If you know a child who is contending with these risk factors, keep a careful eye on him or her and watch for signs of abuse or neglect.

Types and Signs of Child Abuse and Neglect

Intentionally injuring or threatening a child is abuse. Failing to meet the expected standards of childcare is neglect. Abuse and neglect can leave lasting marks on a child, physically and psychologically. It is critical for caregivers and others who spend time with the child to be aware of the signs of abuse and neglect so they can take prompt action to remove the child from the dangerous situation before it is too late.

  • Physical abuse or neglect.
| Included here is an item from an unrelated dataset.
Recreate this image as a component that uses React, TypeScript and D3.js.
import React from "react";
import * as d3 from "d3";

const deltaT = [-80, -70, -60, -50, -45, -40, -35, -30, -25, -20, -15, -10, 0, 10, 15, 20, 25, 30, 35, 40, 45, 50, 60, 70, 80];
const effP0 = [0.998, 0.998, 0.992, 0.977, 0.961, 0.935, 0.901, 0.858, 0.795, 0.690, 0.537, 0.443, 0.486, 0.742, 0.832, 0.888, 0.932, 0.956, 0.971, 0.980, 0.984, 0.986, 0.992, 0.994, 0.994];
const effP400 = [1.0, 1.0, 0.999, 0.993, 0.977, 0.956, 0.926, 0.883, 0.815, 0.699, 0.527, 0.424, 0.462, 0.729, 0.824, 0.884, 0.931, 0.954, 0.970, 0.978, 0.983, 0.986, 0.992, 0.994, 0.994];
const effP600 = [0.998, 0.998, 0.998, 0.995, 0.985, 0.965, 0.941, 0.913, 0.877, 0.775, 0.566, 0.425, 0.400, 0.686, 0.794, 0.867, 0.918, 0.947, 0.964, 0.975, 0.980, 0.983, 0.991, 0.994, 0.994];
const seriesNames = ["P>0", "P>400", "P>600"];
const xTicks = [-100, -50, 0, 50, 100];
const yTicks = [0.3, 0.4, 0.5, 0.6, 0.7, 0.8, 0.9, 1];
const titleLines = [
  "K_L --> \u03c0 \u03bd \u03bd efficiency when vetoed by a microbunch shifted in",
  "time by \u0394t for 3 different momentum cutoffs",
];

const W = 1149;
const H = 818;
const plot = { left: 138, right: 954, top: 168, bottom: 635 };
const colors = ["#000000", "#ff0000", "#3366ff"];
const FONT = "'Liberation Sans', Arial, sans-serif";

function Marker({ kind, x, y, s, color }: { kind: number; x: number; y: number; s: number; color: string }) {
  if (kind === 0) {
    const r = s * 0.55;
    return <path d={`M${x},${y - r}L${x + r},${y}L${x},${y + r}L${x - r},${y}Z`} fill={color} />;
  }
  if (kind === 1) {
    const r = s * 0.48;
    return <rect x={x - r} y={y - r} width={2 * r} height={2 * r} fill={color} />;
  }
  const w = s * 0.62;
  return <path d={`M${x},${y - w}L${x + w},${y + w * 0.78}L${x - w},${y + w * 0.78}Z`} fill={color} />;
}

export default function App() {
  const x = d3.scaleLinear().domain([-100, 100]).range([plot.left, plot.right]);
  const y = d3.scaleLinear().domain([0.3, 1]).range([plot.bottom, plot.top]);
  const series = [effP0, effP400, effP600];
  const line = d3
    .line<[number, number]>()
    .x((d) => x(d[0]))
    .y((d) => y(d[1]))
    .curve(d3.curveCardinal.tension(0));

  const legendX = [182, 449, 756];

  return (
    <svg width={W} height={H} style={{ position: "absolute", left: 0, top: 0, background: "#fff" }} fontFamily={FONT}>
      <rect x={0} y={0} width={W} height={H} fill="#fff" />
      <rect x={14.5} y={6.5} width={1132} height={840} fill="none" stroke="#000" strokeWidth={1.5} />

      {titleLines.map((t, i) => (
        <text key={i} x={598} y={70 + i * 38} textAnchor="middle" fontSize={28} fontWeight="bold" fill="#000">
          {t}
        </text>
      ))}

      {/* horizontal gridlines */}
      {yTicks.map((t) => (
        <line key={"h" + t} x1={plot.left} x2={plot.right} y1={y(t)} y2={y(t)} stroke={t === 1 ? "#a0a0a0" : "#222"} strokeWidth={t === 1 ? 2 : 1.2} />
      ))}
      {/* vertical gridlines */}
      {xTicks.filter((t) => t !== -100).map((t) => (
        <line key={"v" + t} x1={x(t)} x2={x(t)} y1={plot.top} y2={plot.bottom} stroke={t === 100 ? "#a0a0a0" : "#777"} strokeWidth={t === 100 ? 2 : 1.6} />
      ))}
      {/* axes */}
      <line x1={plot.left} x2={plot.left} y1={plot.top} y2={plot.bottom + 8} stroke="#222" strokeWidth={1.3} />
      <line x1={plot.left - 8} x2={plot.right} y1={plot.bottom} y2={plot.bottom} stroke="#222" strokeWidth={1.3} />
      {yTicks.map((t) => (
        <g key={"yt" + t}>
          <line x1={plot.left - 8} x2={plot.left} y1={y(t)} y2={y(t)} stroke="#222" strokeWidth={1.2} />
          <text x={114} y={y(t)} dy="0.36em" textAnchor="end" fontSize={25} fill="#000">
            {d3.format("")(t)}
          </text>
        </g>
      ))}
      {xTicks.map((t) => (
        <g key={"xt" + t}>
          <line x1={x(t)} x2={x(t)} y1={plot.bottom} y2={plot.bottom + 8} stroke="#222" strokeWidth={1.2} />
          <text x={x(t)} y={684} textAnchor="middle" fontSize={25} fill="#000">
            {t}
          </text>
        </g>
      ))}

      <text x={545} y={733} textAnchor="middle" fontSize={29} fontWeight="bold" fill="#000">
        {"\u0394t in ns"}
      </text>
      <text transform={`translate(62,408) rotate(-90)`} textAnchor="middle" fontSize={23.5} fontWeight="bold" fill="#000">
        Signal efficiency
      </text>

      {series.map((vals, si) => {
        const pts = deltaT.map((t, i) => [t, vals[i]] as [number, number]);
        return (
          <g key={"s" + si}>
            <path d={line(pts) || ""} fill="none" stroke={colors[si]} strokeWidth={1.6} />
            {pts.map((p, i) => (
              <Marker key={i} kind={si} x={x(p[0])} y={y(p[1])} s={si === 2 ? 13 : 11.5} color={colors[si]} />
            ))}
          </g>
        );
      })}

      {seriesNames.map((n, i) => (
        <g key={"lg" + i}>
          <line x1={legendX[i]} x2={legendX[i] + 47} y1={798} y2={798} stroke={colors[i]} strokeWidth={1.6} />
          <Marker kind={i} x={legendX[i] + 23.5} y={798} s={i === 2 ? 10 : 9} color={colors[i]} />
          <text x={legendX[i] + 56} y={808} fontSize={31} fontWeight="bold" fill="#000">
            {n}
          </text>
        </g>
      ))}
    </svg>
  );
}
Physically injuring a child or using excessive physical punishment can include hitting, punching, pinching, burning or slapping the child. Signs can include frequent or unexplained injuries, a child who is jumpy or flinches at sudden movements, or a child with injuries in a pattern, such as strap marks from a belt.
  • Emotional or psychological abuse. Emotional abuse can come in the form of yelling, belittling, humiliating, isolating, shaming, bullying or threatening the child. Signs can include depression, anxiety, mood swings, withdrawal, self-hate, fear, and suicidal thoughts or actions.
  • Sexual abuse. Any sexual acts between the adult and child, including sexual touching, forcing the child to watch sexual acts, child pornography, rape or sodomy. Signs can include genital injuries, emotional changes and inappropriate knowledge of sexual acts.

If you suspect child abuse or neglect, act immediately. Call 911 if the child appears to be in imminent danger. Otherwise, report suspected maltreatment to Child Protective Services. Continue reporting the issue until an officer has investigated the situation and either verified that abuse is not occurring or safely relocated the child. Reporting suspected child abuse or neglect could save a life.